### TASK:
Reproduce, exactly and in full, only the lines below from the one containing "Reproduce this chart with matplotlib." through the one containing "import numpy as np".

* Begin DATA PROVIDED *

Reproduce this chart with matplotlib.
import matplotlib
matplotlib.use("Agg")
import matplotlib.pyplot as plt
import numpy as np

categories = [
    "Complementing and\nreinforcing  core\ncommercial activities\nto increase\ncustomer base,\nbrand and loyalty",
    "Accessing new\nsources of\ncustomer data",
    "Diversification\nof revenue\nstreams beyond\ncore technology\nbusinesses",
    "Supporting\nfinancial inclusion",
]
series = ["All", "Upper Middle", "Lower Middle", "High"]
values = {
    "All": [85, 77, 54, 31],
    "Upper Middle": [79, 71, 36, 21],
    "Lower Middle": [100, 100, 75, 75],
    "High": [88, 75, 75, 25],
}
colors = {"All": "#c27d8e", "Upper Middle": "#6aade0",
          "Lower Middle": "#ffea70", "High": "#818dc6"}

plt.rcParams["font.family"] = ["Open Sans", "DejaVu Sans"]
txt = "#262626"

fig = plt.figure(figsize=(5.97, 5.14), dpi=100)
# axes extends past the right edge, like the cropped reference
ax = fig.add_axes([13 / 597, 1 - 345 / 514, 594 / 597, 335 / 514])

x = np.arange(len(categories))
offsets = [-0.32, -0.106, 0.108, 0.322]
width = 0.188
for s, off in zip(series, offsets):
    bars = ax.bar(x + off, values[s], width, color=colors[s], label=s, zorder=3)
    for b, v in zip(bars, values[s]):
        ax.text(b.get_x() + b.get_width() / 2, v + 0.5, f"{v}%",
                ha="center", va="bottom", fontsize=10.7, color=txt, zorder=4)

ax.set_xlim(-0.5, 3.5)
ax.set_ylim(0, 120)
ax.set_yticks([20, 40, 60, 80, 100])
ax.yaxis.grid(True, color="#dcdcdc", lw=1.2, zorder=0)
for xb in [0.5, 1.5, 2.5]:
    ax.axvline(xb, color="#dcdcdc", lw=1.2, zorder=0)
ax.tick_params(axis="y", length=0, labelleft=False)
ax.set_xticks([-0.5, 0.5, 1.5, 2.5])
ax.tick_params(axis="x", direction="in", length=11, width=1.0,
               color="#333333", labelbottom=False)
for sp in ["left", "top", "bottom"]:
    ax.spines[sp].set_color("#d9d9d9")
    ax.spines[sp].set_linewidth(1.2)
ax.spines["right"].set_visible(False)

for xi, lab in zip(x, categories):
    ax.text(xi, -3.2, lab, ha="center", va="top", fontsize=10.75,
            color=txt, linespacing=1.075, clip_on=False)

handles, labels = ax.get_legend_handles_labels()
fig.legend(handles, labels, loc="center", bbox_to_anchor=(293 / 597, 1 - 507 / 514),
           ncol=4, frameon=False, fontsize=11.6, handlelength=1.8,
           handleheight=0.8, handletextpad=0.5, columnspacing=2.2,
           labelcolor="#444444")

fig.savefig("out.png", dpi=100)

* End DATA PROVIDED *
* Begin DATA PROVIDED *

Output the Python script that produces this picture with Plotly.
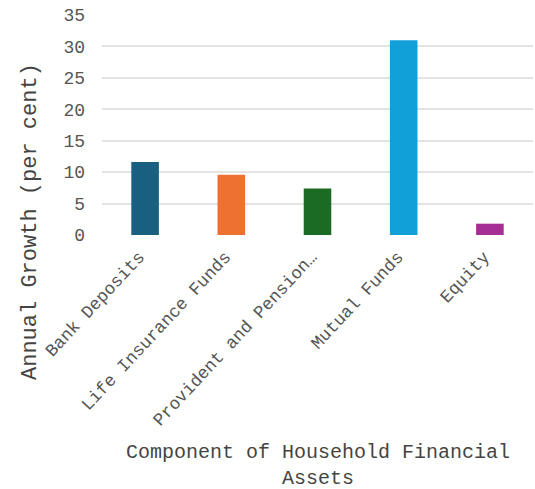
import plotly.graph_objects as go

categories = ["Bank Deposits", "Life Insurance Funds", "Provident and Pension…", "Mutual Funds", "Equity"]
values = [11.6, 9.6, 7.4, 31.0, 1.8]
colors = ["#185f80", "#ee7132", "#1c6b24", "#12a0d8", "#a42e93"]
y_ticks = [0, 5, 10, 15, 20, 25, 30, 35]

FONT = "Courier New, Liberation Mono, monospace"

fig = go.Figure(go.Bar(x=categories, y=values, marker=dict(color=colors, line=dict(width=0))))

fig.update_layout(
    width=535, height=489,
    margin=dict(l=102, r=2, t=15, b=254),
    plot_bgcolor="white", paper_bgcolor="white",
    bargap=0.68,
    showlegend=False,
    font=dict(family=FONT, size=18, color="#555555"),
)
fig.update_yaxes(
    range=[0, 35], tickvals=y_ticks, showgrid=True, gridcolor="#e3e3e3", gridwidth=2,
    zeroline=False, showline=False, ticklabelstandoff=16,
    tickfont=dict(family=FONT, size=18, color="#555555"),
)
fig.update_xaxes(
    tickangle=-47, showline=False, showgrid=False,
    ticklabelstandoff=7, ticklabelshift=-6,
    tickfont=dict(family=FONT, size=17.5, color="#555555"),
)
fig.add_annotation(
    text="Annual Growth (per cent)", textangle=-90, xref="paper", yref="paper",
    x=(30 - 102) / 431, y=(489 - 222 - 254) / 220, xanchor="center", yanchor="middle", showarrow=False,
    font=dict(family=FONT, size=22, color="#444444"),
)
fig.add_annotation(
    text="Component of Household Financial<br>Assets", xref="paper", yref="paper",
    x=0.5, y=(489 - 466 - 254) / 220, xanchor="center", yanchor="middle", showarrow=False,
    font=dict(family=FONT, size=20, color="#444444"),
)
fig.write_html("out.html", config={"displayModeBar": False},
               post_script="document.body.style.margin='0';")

* End DATA PROVIDED *

### COMPLETED TASK:
Reproduce this chart with matplotlib.
import matplotlib
matplotlib.use("Agg")
import matplotlib.pyplot as plt
import numpy as np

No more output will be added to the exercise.